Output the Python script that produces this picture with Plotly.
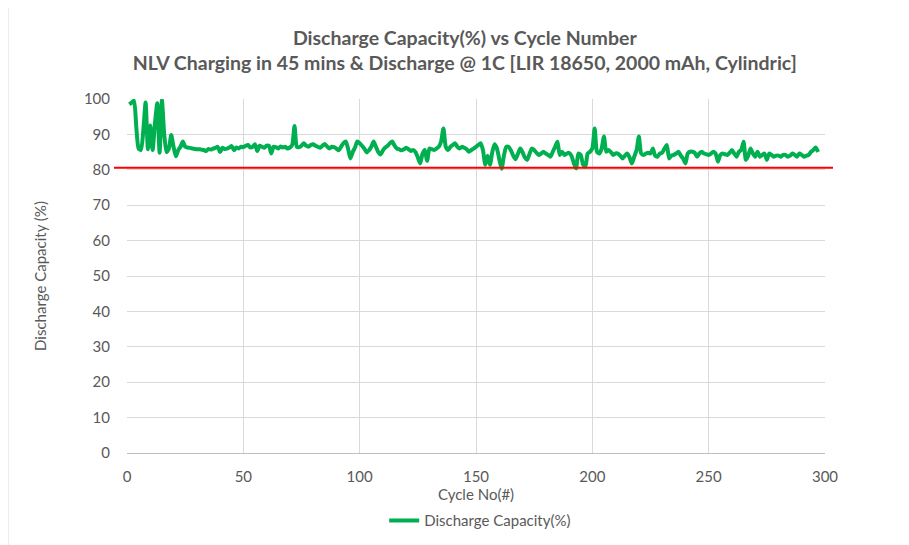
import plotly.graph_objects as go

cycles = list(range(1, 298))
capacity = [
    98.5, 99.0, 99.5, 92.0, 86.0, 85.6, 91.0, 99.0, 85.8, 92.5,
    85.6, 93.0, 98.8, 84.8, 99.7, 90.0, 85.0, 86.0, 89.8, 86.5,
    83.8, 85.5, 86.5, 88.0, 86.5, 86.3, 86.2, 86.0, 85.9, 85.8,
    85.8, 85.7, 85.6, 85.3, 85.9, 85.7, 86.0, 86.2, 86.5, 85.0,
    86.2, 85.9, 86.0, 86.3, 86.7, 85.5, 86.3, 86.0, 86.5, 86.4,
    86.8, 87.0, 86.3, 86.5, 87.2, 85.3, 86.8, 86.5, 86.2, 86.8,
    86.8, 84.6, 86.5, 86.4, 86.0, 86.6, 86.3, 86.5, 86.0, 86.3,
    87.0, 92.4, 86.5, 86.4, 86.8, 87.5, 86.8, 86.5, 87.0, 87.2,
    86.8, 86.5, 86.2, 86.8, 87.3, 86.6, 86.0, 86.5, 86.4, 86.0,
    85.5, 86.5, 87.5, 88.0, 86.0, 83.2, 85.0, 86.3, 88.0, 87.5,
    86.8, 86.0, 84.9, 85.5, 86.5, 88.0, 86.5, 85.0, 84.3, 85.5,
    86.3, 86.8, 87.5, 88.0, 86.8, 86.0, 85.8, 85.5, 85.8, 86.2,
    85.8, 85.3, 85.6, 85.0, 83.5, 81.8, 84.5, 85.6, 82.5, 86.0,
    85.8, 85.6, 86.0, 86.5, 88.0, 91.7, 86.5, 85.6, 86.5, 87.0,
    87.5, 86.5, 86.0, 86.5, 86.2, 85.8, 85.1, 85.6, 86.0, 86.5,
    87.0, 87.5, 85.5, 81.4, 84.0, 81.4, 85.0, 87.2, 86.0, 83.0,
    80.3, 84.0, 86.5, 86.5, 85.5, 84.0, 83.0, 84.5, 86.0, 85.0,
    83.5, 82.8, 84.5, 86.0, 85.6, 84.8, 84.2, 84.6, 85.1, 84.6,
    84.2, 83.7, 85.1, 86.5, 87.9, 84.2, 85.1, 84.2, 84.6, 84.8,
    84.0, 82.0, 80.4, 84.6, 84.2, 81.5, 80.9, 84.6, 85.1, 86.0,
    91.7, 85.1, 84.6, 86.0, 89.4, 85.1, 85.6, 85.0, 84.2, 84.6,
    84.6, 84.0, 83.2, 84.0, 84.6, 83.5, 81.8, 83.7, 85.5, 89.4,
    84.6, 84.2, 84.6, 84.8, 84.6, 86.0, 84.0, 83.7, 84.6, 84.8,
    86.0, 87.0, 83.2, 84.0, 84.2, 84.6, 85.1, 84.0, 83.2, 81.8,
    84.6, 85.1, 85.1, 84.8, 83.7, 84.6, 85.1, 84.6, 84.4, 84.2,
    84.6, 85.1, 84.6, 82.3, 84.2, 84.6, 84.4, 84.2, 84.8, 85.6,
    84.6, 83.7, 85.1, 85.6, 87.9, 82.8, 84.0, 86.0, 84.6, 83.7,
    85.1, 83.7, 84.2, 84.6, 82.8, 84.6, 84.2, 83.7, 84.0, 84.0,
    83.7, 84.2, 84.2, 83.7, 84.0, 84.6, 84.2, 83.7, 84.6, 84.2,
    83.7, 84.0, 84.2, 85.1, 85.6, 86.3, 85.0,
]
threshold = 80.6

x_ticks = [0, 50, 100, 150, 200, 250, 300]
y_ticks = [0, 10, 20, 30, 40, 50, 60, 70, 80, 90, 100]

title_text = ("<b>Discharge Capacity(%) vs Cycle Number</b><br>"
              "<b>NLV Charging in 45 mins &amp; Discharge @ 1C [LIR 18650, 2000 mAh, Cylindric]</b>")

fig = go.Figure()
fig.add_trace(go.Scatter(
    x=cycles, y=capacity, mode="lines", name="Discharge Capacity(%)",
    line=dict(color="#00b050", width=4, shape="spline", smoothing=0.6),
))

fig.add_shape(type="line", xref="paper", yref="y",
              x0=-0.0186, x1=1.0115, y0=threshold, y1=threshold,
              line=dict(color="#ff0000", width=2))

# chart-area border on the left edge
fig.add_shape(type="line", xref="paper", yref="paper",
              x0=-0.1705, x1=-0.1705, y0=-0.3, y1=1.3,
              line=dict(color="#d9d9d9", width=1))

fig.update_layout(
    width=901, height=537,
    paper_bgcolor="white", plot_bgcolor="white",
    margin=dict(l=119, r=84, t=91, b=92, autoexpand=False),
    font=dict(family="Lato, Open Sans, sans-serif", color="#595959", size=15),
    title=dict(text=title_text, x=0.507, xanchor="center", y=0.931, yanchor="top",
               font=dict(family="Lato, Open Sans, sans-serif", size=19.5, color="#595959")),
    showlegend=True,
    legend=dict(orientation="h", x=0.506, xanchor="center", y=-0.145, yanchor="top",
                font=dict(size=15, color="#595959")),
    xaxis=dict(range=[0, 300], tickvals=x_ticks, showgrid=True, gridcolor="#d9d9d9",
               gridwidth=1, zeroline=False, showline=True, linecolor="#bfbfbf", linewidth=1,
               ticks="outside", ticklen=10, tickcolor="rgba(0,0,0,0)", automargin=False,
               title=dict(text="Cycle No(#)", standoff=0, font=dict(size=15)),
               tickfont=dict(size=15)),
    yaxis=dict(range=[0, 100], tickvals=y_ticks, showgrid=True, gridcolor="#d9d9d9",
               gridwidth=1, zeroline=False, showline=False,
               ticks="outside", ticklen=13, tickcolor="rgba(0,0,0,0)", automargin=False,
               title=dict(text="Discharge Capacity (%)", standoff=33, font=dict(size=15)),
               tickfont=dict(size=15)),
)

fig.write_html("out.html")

━━━━━━━━━━━━━━━━━━━━━━━━━━━━━━

• _EXERCISE OBJECTIVE_
Pictures excluded, repeat exactly the lines from the top of the material through the line with "import plotly.graph_objects as go", including both of those lines.

• _RESULT FOR THIS TASK_
Output the Python script that produces this picture with Plotly.
import plotly.graph_objects as go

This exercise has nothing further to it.